SHORT EXERCISE:
From the first line of the data below through the line bearing "ax = fig.add_axes([0, 0, 1, 1])", reproduce each line exactly; do not include pictures.

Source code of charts
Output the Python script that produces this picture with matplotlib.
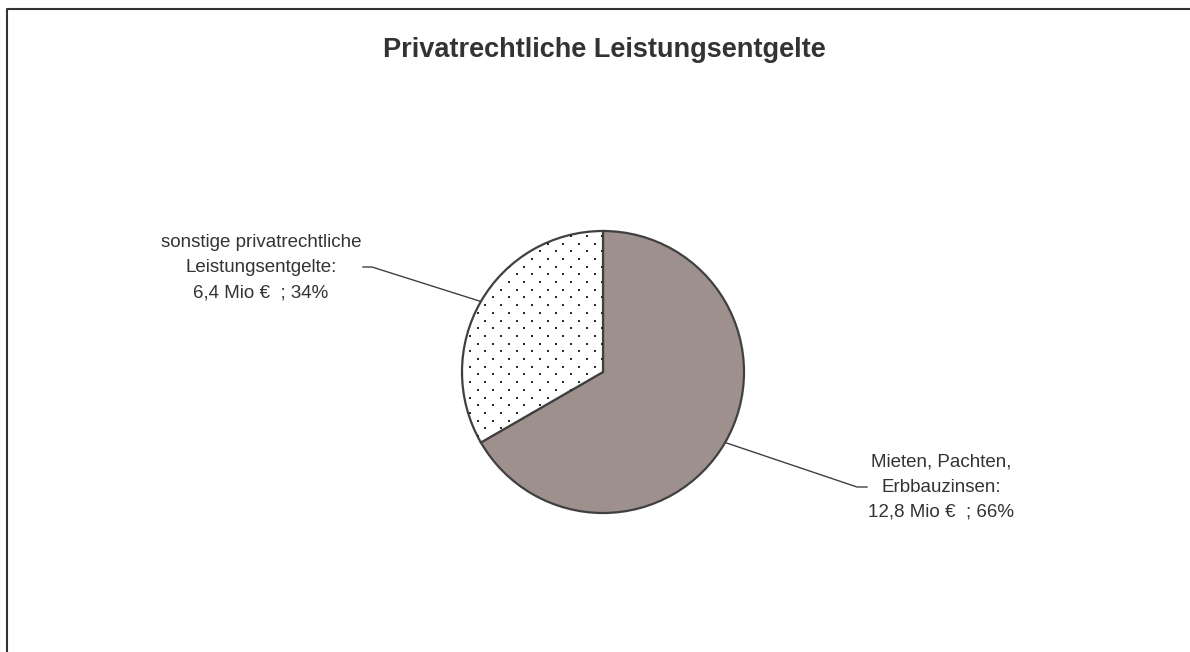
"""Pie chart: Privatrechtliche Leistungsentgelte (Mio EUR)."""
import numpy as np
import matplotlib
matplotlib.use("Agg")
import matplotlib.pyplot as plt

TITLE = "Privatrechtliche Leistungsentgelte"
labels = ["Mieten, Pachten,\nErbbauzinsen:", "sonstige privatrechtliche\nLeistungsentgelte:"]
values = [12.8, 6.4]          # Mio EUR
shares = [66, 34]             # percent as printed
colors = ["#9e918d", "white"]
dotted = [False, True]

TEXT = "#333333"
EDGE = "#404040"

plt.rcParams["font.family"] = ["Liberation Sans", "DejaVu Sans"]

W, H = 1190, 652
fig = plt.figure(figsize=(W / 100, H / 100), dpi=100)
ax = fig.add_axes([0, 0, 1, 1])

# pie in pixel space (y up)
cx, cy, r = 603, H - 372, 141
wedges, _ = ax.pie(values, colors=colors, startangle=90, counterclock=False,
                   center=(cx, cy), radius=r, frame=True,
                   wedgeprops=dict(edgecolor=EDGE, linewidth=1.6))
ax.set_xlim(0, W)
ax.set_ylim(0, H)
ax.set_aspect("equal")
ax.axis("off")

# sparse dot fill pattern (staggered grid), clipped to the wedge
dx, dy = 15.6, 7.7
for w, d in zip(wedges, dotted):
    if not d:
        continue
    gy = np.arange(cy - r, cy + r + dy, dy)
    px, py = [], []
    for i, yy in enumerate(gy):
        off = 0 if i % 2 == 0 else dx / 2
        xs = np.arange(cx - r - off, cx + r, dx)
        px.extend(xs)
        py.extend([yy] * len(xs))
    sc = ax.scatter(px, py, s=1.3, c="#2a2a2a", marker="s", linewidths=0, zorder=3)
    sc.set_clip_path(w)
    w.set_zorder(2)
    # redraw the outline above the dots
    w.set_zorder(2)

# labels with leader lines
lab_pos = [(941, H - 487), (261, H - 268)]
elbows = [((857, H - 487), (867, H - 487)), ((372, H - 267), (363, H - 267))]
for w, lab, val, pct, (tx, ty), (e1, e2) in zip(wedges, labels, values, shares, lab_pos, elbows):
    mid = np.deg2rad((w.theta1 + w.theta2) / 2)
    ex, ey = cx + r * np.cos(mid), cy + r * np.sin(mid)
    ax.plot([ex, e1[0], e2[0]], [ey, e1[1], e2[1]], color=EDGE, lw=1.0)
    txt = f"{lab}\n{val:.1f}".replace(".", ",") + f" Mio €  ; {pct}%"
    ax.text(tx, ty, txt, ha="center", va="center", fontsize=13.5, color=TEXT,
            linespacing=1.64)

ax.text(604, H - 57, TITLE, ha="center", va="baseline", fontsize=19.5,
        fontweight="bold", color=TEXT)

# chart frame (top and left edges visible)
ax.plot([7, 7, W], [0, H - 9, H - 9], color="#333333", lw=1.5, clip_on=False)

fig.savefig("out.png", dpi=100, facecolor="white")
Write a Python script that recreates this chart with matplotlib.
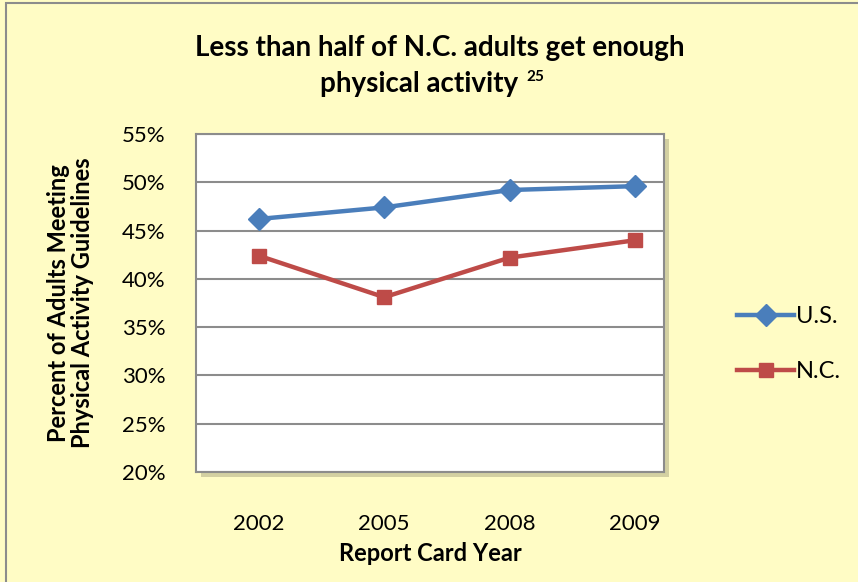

SOLUTION FOR THIS EXERCISE:
Output the Python script that produces this picture with matplotlib.
"""Pie chart: Privatrechtliche Leistungsentgelte (Mio EUR)."""
import numpy as np
import matplotlib
matplotlib.use("Agg")
import matplotlib.pyplot as plt

TITLE = "Privatrechtliche Leistungsentgelte"
labels = ["Mieten, Pachten,\nErbbauzinsen:", "sonstige privatrechtliche\nLeistungsentgelte:"]
values = [12.8, 6.4]          # Mio EUR
shares = [66, 34]             # percent as printed
colors = ["#9e918d", "white"]
dotted = [False, True]

TEXT = "#333333"
EDGE = "#404040"

plt.rcParams["font.family"] = ["Liberation Sans", "DejaVu Sans"]

W, H = 1190, 652
fig = plt.figure(figsize=(W / 100, H / 100), dpi=100)
ax = fig.add_axes([0, 0, 1, 1])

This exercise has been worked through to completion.